After running the above now run, give it a few minutes before things start to change:
kubectl get hpa nginx-hpa -n nginx --watch
Then in a separate terminal run the following to see the pods scale up:
kubectl get deployment -l app=nginx -w
After a few we can see that hey increased the CPU usage to 169% which then started to reduce.
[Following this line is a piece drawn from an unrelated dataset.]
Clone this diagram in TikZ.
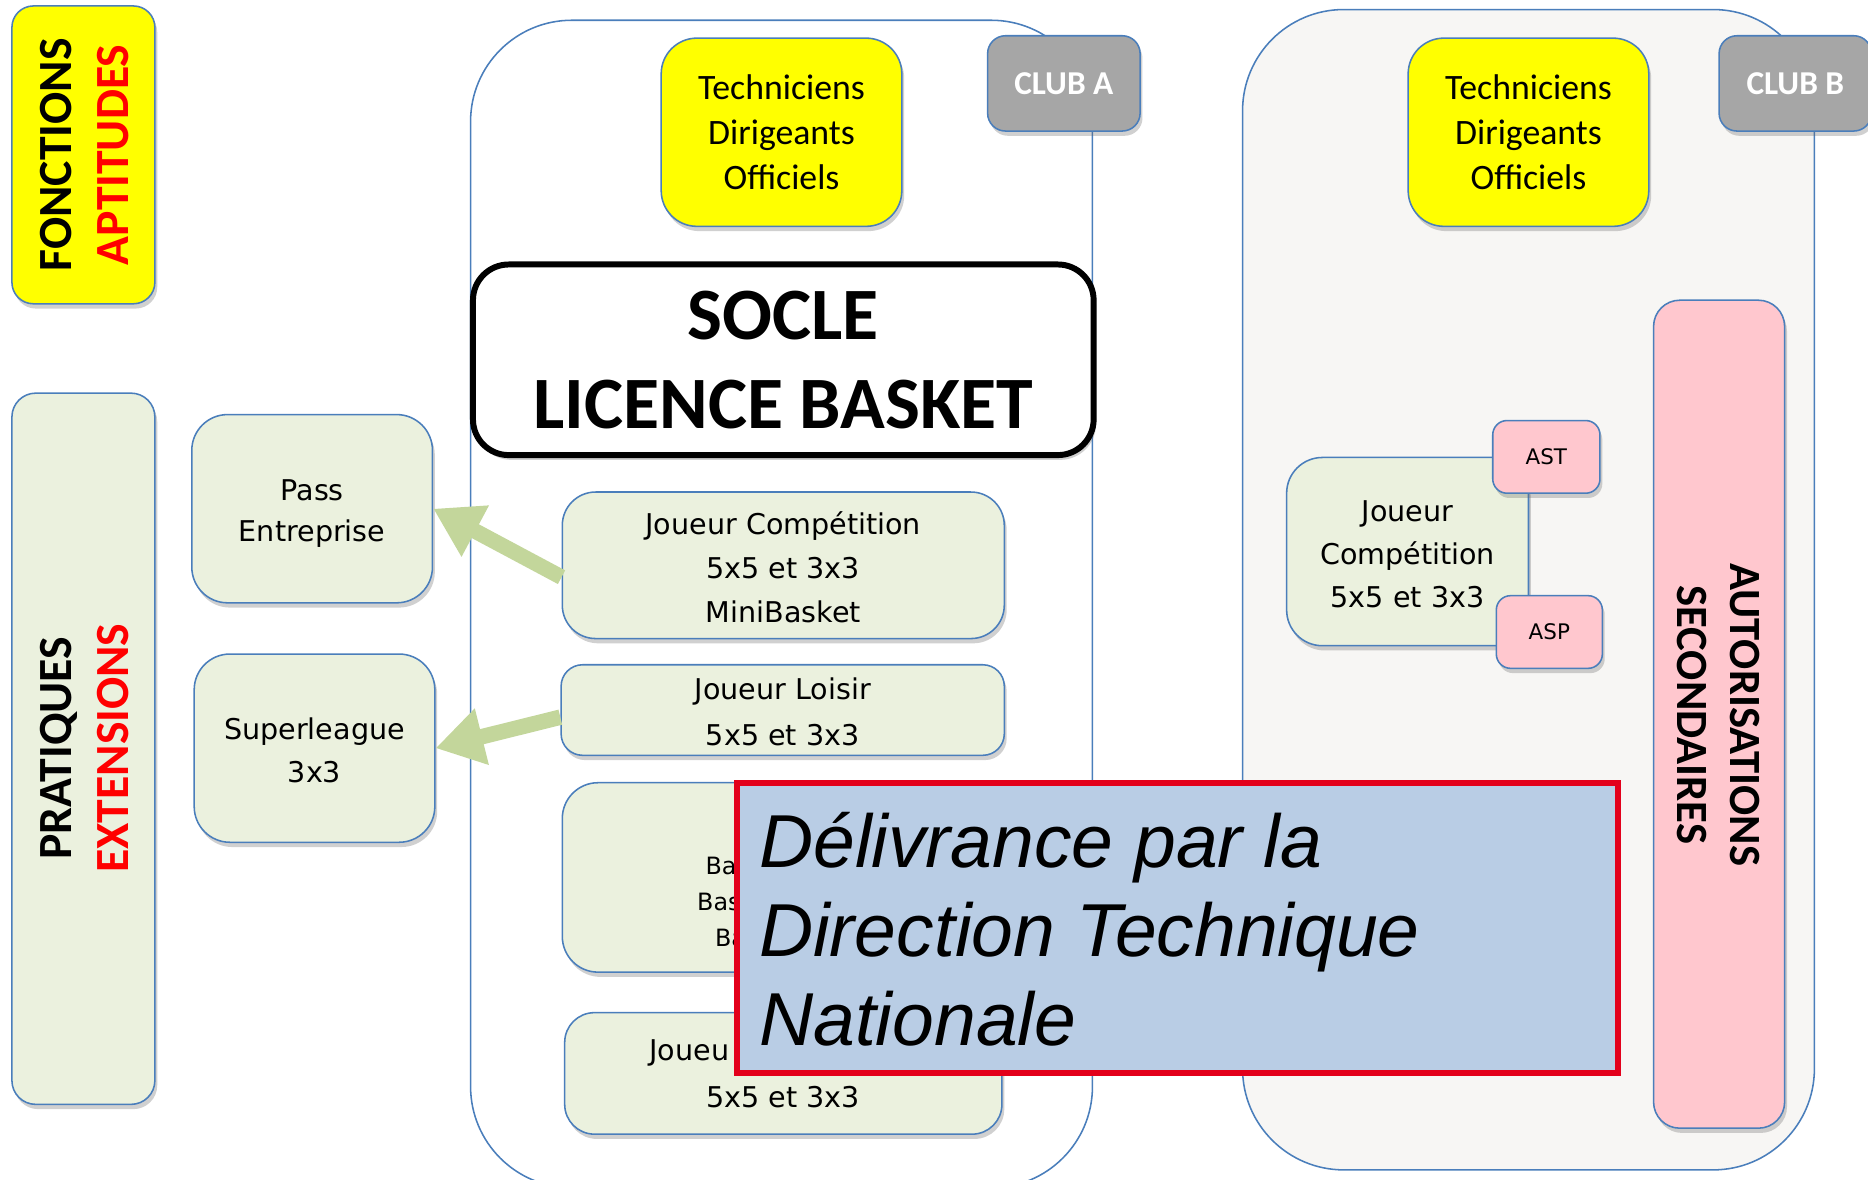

NAME REFERENCE TARGETS MINPODS MAXPODS REPLICAS AGE
nginx-hpa Deployment/nginx-deployment cpu: 0%/20% 1 5 2 13m
nginx-hpa Deployment/nginx-deployment cpu: 169%/20% 1 5 2 14m
nginx-hpa Deployment/nginx-deployment cpu: 72%/20% 1 5 4 14m
nginx-hpa Deployment/nginx-deployment cpu: 0%/20% 1 5 5 14m
After a while the pods will have increased to their maximum to allow for the increase resource consumption.
NAME READY UP-TO-DATE AVAILABLE AGE
nginx-deployment 5/5 5 5 14m
Looking back at ArgoCD the 5 pods are there.
Once the load has decreased on the application, the pods will scale down back to normal...And that's it! A very handy tool to prevent your application from slowing down or breaking all together.